Lilotomab

Monoclonal antibody
- Type: Whole antibody
- Source: Mouse
- Target: CD37

Clinical data
- Other names: Tetulomab, HH1
- ATC code: none;

Identifiers
- CAS Number: 1453362-55-4 1453362-90-7 (lutetium (^{177}Lu) lilotomab satetraxetan);
- ChemSpider: none;
- UNII: 58I6YNR7BV;
- KEGG: D12125;

= Lilotomab =

Murine monoclonal antibody against CD37

Lilotomab (formerly tetulomab, HH1) is a murine monoclonal antibody against CD37, a glycoprotein which is expressed on the surface of mature human B cells. It was generated at the Norwegian Radium Hospital.

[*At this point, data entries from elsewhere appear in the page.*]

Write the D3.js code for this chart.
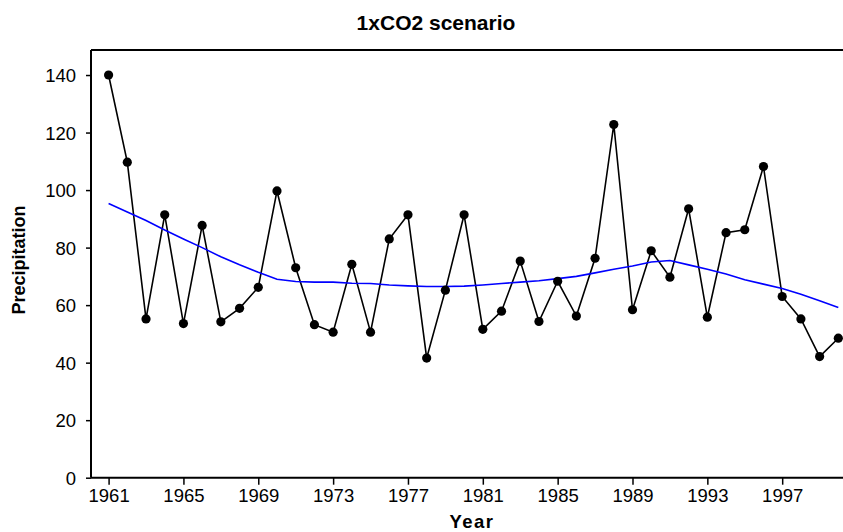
<!DOCTYPE html>
<html>
<head>
<script src="https://d3js.org/d3.v7.min.js"></script>
<style>
body { margin: 0; background: #fff; }
text { font-family: "Liberation Sans", Arial, sans-serif; fill: #000; }
</style>
</head>
<body>
<svg width="843" height="532"></svg>
<script>

const years = [1961, 1962, 1963, 1964, 1965, 1966, 1967, 1968, 1969, 1970,
               1971, 1972, 1973, 1974, 1975, 1976, 1977, 1978, 1979, 1980,
               1981, 1982, 1983, 1984, 1985, 1986, 1987, 1988, 1989, 1990,
               1991, 1992, 1993, 1994, 1995, 1996, 1997, 1998, 1999, 2000];
const precip = [140.0, 109.7, 55.2, 91.4, 53.6, 87.7, 54.2, 58.9, 66.2, 99.7,
                73.0, 53.2, 50.6, 74.2, 50.6, 83.0, 91.4, 41.6, 65.2, 91.4,
                51.6, 57.9, 75.3, 54.3, 68.3, 56.2, 76.3, 122.8, 58.4, 78.9,
                69.7, 93.5, 55.8, 85.2, 86.2, 108.2, 63.0, 55.2, 42.1, 48.5];
const trend = [95.3, 92.4, 89.4, 86.1, 83.0, 80.0, 76.8, 74.0, 71.4, 69.0,
               68.2, 68.0, 68.0, 67.6, 67.5, 67.0, 66.7, 66.5, 66.5, 66.6,
               67.0, 67.5, 68.0, 68.5, 69.2, 70.0, 71.2, 72.5, 73.6, 75.0,
               75.5, 74.0, 72.5, 70.8, 68.8, 67.3, 65.8, 63.8, 61.5, 59.2];
const xTicks = [1961, 1965, 1969, 1973, 1977, 1981, 1985, 1989, 1993, 1997];
const yTicks = [0, 20, 40, 60, 80, 100, 120, 140];

var svg = d3.select("svg"),
    plotL = 91, plotR = 843, plotT = 50, plotB = 477.7;

var x = d3.scaleLinear().domain([1960.06, 2000.25]).range([plotL, plotR]);
var y = d3.scaleLinear().domain([0, 148.7]).range([plotB, plotT]);

// frame top
svg.append("line").attr("x1", plotL).attr("x2", plotR).attr("y1", plotT).attr("y2", plotT)
    .attr("stroke", "#000").attr("stroke-width", 2);

var xAxis = svg.append("g")
    .attr("transform", "translate(0," + plotB + ")")
    .call(d3.axisBottom(x).tickValues(xTicks).tickFormat(d3.format("d")).tickSize(7).tickPadding(4));

var yAxis = svg.append("g")
    .attr("transform", "translate(" + plotL + ",0)")
    .call(d3.axisLeft(y).tickValues(yTicks).tickSize(5).tickPadding(10));

[xAxis, yAxis].forEach(function(a) {
  a.select(".domain").attr("stroke", "#000").attr("stroke-width", 2);
  a.selectAll(".tick line").attr("stroke", "#000").attr("stroke-width", 1.5);
  a.selectAll(".tick text").attr("font-size", 18.5).attr("font-family", "Liberation Sans, Arial, sans-serif").attr("fill", "#000");
});
xAxis.select(".domain").attr("d", "M" + plotL + ",0H" + plotR);
yAxis.select(".domain").attr("d", "M0," + plotT + "V" + plotB);
yAxis.selectAll(".tick text").attr("dy", "0.36em");

var pts = years.map(function(d, i) { return { year: d, v: precip[i], t: trend[i] }; });

var line = d3.line().x(function(d) { return x(d.year); }).y(function(d) { return y(d.v); });
var trendLine = d3.line().x(function(d) { return x(d.year); }).y(function(d) { return y(d.t); });

svg.append("path").datum(pts)
    .attr("d", line).attr("fill", "none").attr("stroke", "#000").attr("stroke-width", 1.6);

svg.append("path").datum(pts)
    .attr("d", trendLine).attr("fill", "none").attr("stroke", "#0000ff").attr("stroke-width", 1.6);

svg.selectAll(".dot").data(pts)
  .enter().append("circle")
    .attr("class", "dot")
    .attr("cx", function(d) { return x(d.year); })
    .attr("cy", function(d) { return y(d.v); })
    .attr("r", 4.6)
    .attr("fill", "#000");

svg.append("text")
    .attr("x", 436).attr("y", 30)
    .attr("text-anchor", "middle")
    .attr("font-size", 21).attr("font-weight", "bold")
    .text("1xCO2 scenario");

svg.append("text")
    .attr("x", 472).attr("y", 528)
    .attr("text-anchor", "middle")
    .attr("font-size", 18.5).attr("font-weight", "bold")
    .attr("letter-spacing", 1.5)
    .text("Year");

svg.append("text")
    .attr("transform", "translate(25,260) rotate(-90)")
    .attr("text-anchor", "middle")
    .attr("font-size", 18).attr("font-weight", "bold")
    .text("Precipitation");

</script>
</body>
</html>
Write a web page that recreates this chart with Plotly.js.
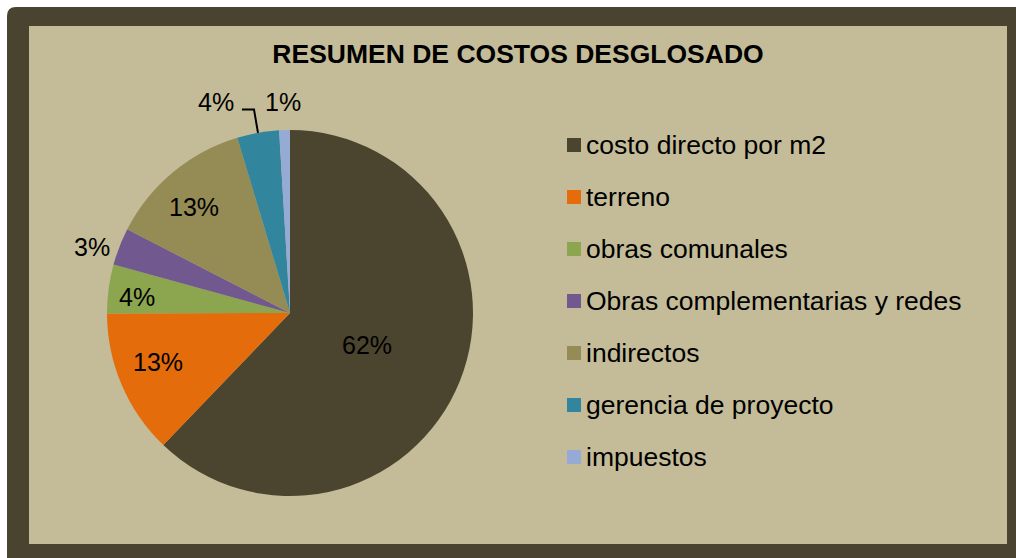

As of 2016 it was under development by the Norwegian company Nordic Nanovector ASA as a radioimmunotherapeutic in which lilotomab is conjugated to the beta radiation-emitting isotope lutetium-177 by means of a linker called satetraxetan, a derivative of DOTA. This compound is called ^{177}Lu-HH1 or lutetium (^{177}Lu) lilotomab satetraxetan (trade name Betalutin). As of 2016, a phase 1/2 clinical trial in people with non-Hodgkin lymphoma was underway.